En cambio, Henri Louis Grin cometió la mayor de las herejías: superó a los creadores, asimilando en su propia persona la ilusión y los hechos empíricos.

Los escritores se erigen dueños y señores de farsas con las que emparedan trozos moribundos de realidad, el público aplaude y los críticos, en el escalón más bajo, parlotean sobre los trucos y los ilusionistas que los llevan a cabo.

Henri Louis Grin adoptó para su propia existencia las reglas de la creación y la ficción. Arrojó al mundo la posibilidad de aprender, emocionarse, reprobar o poner en marcha el cerebro para rebatir la parte de su vida que decidió transformar en un folletín por entregas. Las dimensiones de la treta superan tan abrumadoramente cualquier observación, que al público no le quedó otra que  abuchear sin compasión.

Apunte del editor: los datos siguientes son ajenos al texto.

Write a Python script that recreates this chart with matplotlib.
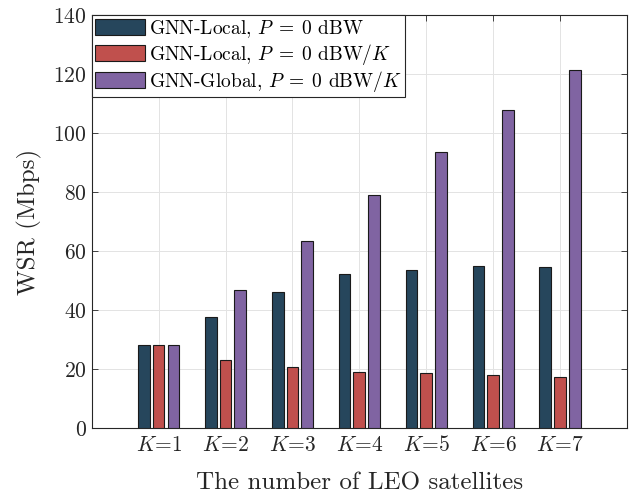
import matplotlib
matplotlib.use("Agg")
import matplotlib.pyplot as plt
import numpy as np

plt.rcParams['font.family'] = 'cmr10'
plt.rcParams['mathtext.fontset'] = 'cm'
plt.rcParams['axes.formatter.use_mathtext'] = True

categories = ['$K$=1', '$K$=2', '$K$=3', '$K$=4', '$K$=5', '$K$=6', '$K$=7']
local_total = [28.3, 37.8, 46.3, 52.2, 53.5, 55.0, 54.7]
local_per = [28.3, 23.2, 20.7, 19.1, 18.6, 18.0, 17.4]
global_per = [28.3, 46.9, 63.5, 78.9, 93.7, 107.9, 121.3]
labels = ['GNN-Local, $P\\;=\\;0$ dBW', 'GNN-Local, $P\\;=\\;0$ dBW$/K$', 'GNN-Global, $P\\;=\\;0$ dBW$/K$']
colors = ['#26465c', '#c0504d', '#8064a2']

fig = plt.figure(figsize=(6.44, 4.95), dpi=100)
ax = fig.add_axes([0.1424, 0.1347, 0.8312, 0.835])

x = np.arange(1, len(categories) + 1)
off = 0.221
w = 0.175
for i, (vals, lab, c) in enumerate(zip([local_total, local_per, global_per], labels, colors)):
    ax.bar(x + (i - 1) * off, vals, width=w, color=c, edgecolor='#1a1a1a', linewidth=0.8, label=lab, zorder=3)

ax.set_xlim(0, 8)
ax.set_ylim(0, 140)
ax.set_xticks(x)
ax.set_xticklabels(categories)
ax.set_yticks(np.arange(0, 141, 20))
ax.tick_params(direction='in', top=True, right=True, labelsize=15.5, colors='#262626', length=4, width=0.6)
ax.tick_params(axis='x', pad=5)
ax.grid(True, color='#e3e3e3', linewidth=0.7, zorder=0)
ax.set_axisbelow(True)
for s in ax.spines.values():
    s.set_color('#262626')
    s.set_linewidth(0.8)

ax.set_xlabel('The number of LEO satellites', fontsize=18, color='#262626', labelpad=12)
ax.set_ylabel('WSR (Mbps)', fontsize=18, color='#262626', labelpad=8)

leg = ax.legend(loc='upper left', fontsize=14, frameon=True, fancybox=False, edgecolor='#262626',
                framealpha=1, borderpad=0.15, handlelength=2.6, handleheight=0.9, handletextpad=0.2,
                labelspacing=0.1, borderaxespad=0.0)
leg.get_frame().set_linewidth(0.8)

fig.savefig('out.png', dpi=100)
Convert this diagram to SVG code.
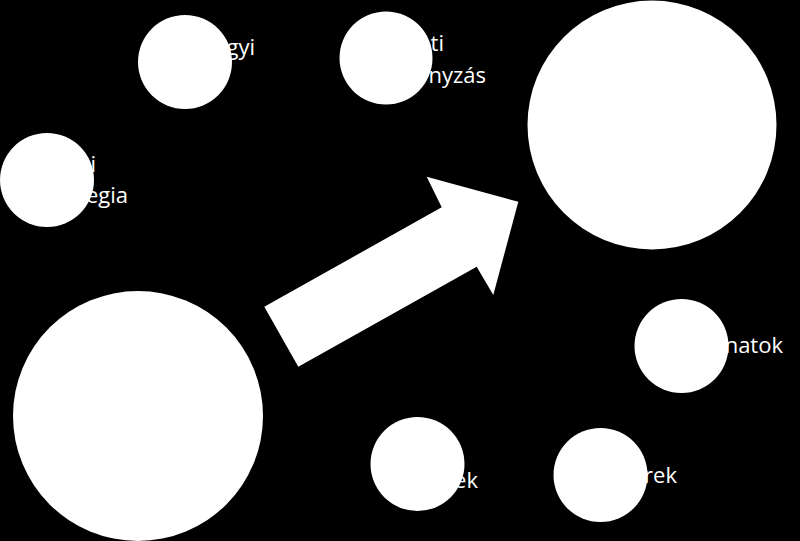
<svg xmlns="http://www.w3.org/2000/svg" width="800" height="541" viewBox="0 0 800 541">
<style>
.c{fill:#ffffff;stroke:none}
.t{fill:#ffffff;font-family:"Open Sans","DejaVu Sans",sans-serif;font-size:22px;text-anchor:end}
</style>
<rect x="0" y="0" width="800" height="541" fill="#000000"/>
<g id="connectors">
<polygon class="c" points="264.3,306.7 441.7,207.3 426.7,176.7 518.3,201.7 493.3,295 476.7,266.7 298.3,366.7"/>
</g>
<g id="node-big-top"><circle class="c" cx="652" cy="125" r="124.5"/></g>
<g id="node-big-bottom"><circle class="c" cx="138" cy="416" r="125"/></g>
<g id="node-gyi"><circle class="c" cx="185" cy="62" r="47"/><text class="t" x="255" y="55">gyi</text></g>
<g id="node-nyzas"><circle class="c" cx="386" cy="58" r="46.5"/><text class="t" x="444" y="51">ti</text><text class="t" x="486" y="83">nyzás</text></g>
<g id="node-egia"><circle class="c" cx="47" cy="180" r="47"/><text class="t" x="96" y="172">i</text><text class="t" x="128" y="203">egia</text></g>
<g id="node-natok"><circle class="c" cx="681.5" cy="346" r="47"/><text class="t" x="783" y="353">natok</text></g>
<g id="node-ek"><circle class="c" cx="417.5" cy="464" r="47"/><text class="t" x="478" y="488">ek</text></g>
<g id="node-rek"><circle class="c" cx="600.5" cy="475" r="47"/><text class="t" x="677" y="483">rek</text></g>
</svg>
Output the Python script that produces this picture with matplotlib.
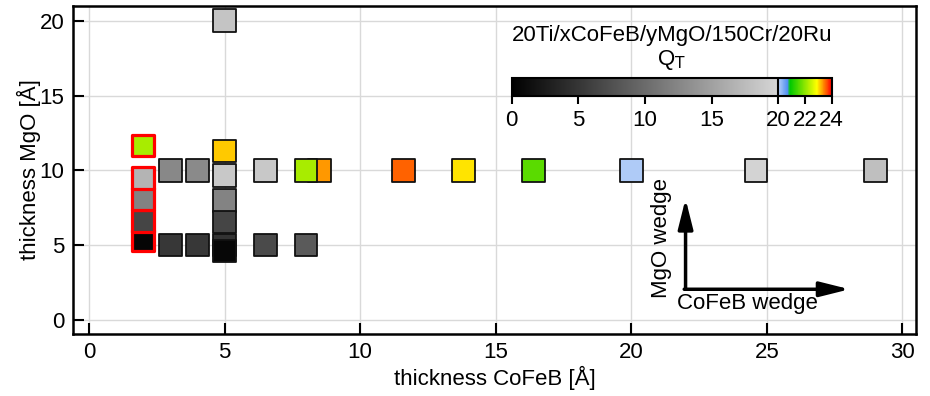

Hay que defenderse de los impostores capaces de jugar con su vida como un niño se divierte dibujando o un juntapalabras ingenuo escribiendo. De lo contrario, ¿cómo vamos a soportar seguir lamentando no alcanzar las fantasías sobre las que otros afirman, sin cortarse un pelo, haber cabalgado?

En 1901 fue echado a patadas del escenario durante una representación en Australia.

El  9 de junio de 1921, Henri Grin y Louis De Rougemont mueren en un asilo de Londres.

Durante su primera actuación de regreso a Sídney demostró, ante un teatro abarrotado, cómo puede conducirse una tortuga.